### Direction:
Every line below must be reproduced exactly. Copy them all.

══════════

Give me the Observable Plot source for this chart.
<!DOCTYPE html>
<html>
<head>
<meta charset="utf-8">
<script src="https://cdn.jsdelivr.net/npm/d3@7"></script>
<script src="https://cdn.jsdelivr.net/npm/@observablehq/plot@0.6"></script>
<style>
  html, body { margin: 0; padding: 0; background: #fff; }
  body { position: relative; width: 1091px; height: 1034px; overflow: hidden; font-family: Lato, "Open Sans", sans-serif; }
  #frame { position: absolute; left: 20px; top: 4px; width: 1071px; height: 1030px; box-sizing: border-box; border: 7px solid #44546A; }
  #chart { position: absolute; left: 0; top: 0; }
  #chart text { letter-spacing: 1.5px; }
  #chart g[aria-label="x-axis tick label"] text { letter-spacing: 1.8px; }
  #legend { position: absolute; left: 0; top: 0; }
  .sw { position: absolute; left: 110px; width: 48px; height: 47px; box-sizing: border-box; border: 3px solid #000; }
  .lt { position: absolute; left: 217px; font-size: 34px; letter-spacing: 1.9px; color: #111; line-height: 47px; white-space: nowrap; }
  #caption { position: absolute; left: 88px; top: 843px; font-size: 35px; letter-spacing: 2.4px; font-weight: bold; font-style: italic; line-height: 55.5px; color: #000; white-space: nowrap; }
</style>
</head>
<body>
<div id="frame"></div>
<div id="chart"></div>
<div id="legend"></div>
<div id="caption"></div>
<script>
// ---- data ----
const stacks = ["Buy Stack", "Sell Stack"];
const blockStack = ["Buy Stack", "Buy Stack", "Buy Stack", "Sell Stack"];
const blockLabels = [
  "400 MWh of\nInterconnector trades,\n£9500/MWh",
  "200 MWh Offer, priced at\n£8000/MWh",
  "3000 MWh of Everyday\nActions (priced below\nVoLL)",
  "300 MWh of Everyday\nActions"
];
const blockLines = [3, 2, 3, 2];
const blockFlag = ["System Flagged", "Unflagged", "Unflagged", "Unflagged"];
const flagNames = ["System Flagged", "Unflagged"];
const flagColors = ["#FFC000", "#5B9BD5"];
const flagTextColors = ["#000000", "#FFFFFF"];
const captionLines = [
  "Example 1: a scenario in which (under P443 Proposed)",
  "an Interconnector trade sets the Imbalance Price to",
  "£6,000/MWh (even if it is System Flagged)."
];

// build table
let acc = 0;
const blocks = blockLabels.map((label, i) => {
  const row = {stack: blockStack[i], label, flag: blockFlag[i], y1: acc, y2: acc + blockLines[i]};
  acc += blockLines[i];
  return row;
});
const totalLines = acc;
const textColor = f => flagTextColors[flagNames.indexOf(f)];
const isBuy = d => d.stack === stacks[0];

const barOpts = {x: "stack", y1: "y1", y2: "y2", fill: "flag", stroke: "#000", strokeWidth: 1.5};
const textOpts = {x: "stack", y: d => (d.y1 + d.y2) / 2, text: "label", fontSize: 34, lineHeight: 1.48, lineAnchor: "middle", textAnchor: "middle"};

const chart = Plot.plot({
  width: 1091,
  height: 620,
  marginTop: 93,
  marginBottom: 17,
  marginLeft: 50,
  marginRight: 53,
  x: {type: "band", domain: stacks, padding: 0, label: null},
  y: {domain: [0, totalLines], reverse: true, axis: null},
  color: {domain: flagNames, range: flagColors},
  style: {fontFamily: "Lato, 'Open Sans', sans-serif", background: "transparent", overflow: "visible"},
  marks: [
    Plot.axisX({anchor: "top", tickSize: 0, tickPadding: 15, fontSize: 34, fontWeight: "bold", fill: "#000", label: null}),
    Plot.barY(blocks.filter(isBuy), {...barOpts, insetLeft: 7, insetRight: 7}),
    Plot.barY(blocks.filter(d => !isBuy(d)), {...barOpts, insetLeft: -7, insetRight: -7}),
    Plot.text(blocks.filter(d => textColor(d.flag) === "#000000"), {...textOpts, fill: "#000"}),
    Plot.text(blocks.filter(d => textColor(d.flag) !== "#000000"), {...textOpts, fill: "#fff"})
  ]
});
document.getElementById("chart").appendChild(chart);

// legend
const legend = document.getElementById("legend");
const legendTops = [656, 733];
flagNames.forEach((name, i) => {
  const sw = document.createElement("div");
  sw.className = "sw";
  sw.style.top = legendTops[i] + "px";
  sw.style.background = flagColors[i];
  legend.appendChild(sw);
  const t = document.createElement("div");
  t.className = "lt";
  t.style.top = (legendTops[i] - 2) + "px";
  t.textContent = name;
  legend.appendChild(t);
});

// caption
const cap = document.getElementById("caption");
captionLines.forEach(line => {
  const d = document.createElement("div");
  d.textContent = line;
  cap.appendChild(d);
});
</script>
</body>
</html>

══════════

### Right answer:
Give me the Observable Plot source for this chart.
<!DOCTYPE html>
<html>
<head>
<meta charset="utf-8">
<script src="https://cdn.jsdelivr.net/npm/d3@7"></script>
<script src="https://cdn.jsdelivr.net/npm/@observablehq/plot@0.6"></script>
<style>
  html, body { margin: 0; padding: 0; background: #fff; }
  body { position: relative; width: 1091px; height: 1034px; overflow: hidden; font-family: Lato, "Open Sans", sans-serif; }
  #frame { position: absolute; left: 20px; top: 4px; width: 1071px; height: 1030px; box-sizing: border-box; border: 7px solid #44546A; }
  #chart { position: absolute; left: 0; top: 0; }
  #chart text { letter-spacing: 1.5px; }
  #chart g[aria-label="x-axis tick label"] text { letter-spacing: 1.8px; }
  #legend { position: absolute; left: 0; top: 0; }
  .sw { position: absolute; left: 110px; width: 48px; height: 47px; box-sizing: border-box; border: 3px solid #000; }
  .lt { position: absolute; left: 217px; font-size: 34px; letter-spacing: 1.9px; color: #111; line-height: 47px; white-space: nowrap; }
  #caption { position: absolute; left: 88px; top: 843px; font-size: 35px; letter-spacing: 2.4px; font-weight: bold; font-style: italic; line-height: 55.5px; color: #000; white-space: nowrap; }
</style>
</head>
<body>
<div id="frame"></div>
<div id="chart"></div>
<div id="legend"></div>
<div id="caption"></div>
<script>
// ---- data ----
const stacks = ["Buy Stack", "Sell Stack"];
const blockStack = ["Buy Stack", "Buy Stack", "Buy Stack", "Sell Stack"];
const blockLabels = [
  "400 MWh of\nInterconnector trades,\n£9500/MWh",
  "200 MWh Offer, priced at\n£8000/MWh",
  "3000 MWh of Everyday\nActions (priced below\nVoLL)",
  "300 MWh of Everyday\nActions"
];
const blockLines = [3, 2, 3, 2];
const blockFlag = ["System Flagged", "Unflagged", "Unflagged", "Unflagged"];
const flagNames = ["System Flagged", "Unflagged"];
const flagColors = ["#FFC000", "#5B9BD5"];
const flagTextColors = ["#000000", "#FFFFFF"];
const captionLines = [
  "Example 1: a scenario in which (under P443 Proposed)",
  "an Interconnector trade sets the Imbalance Price to",
  "£6,000/MWh (even if it is System Flagged)."
];

// build table
let acc = 0;
const blocks = blockLabels.map((label, i) => {
  const row = {stack: blockStack[i], label, flag: blockFlag[i], y1: acc, y2: acc + blockLines[i]};
  acc += blockLines[i];
  return row;
});
const totalLines = acc;
const textColor = f => flagTextColors[flagNames.indexOf(f)];
const isBuy = d => d.stack === stacks[0];

const barOpts = {x: "stack", y1: "y1", y2: "y2", fill: "flag", stroke: "#000", strokeWidth: 1.5};
const textOpts = {x: "stack", y: d => (d.y1 + d.y2) / 2, text: "label", fontSize: 34, lineHeight: 1.48, lineAnchor: "middle", textAnchor: "middle"};

const chart = Plot.plot({
  width: 1091,
  height: 620,
  marginTop: 93,
  marginBottom: 17,
  marginLeft: 50,
  marginRight: 53,
  x: {type: "band", domain: stacks, padding: 0, label: null},
  y: {domain: [0, totalLines], reverse: true, axis: null},
  color: {domain: flagNames, range: flagColors},
  style: {fontFamily: "Lato, 'Open Sans', sans-serif", background: "transparent", overflow: "visible"},
  marks: [
    Plot.axisX({anchor: "top", tickSize: 0, tickPadding: 15, fontSize: 34, fontWeight: "bold", fill: "#000", label: null}),
    Plot.barY(blocks.filter(isBuy), {...barOpts, insetLeft: 7, insetRight: 7}),
    Plot.barY(blocks.filter(d => !isBuy(d)), {...barOpts, insetLeft: -7, insetRight: -7}),
    Plot.text(blocks.filter(d => textColor(d.flag) === "#000000"), {...textOpts, fill: "#000"}),
    Plot.text(blocks.filter(d => textColor(d.flag) !== "#000000"), {...textOpts, fill: "#fff"})
  ]
});
document.getElementById("chart").appendChild(chart);

// legend
const legend = document.getElementById("legend");
const legendTops = [656, 733];
flagNames.forEach((name, i) => {
  const sw = document.createElement("div");
  sw.className = "sw";
  sw.style.top = legendTops[i] + "px";
  sw.style.background = flagColors[i];
  legend.appendChild(sw);
  const t = document.createElement("div");
  t.className = "lt";
  t.style.top = (legendTops[i] - 2) + "px";
  t.textContent = name;
  legend.appendChild(t);
});

// caption
const cap = document.getElementById("caption");
captionLines.forEach(line => {
  const d = document.createElement("div");
  d.textContent = line;
  cap.appendChild(d);
});
</script>
</body>
</html>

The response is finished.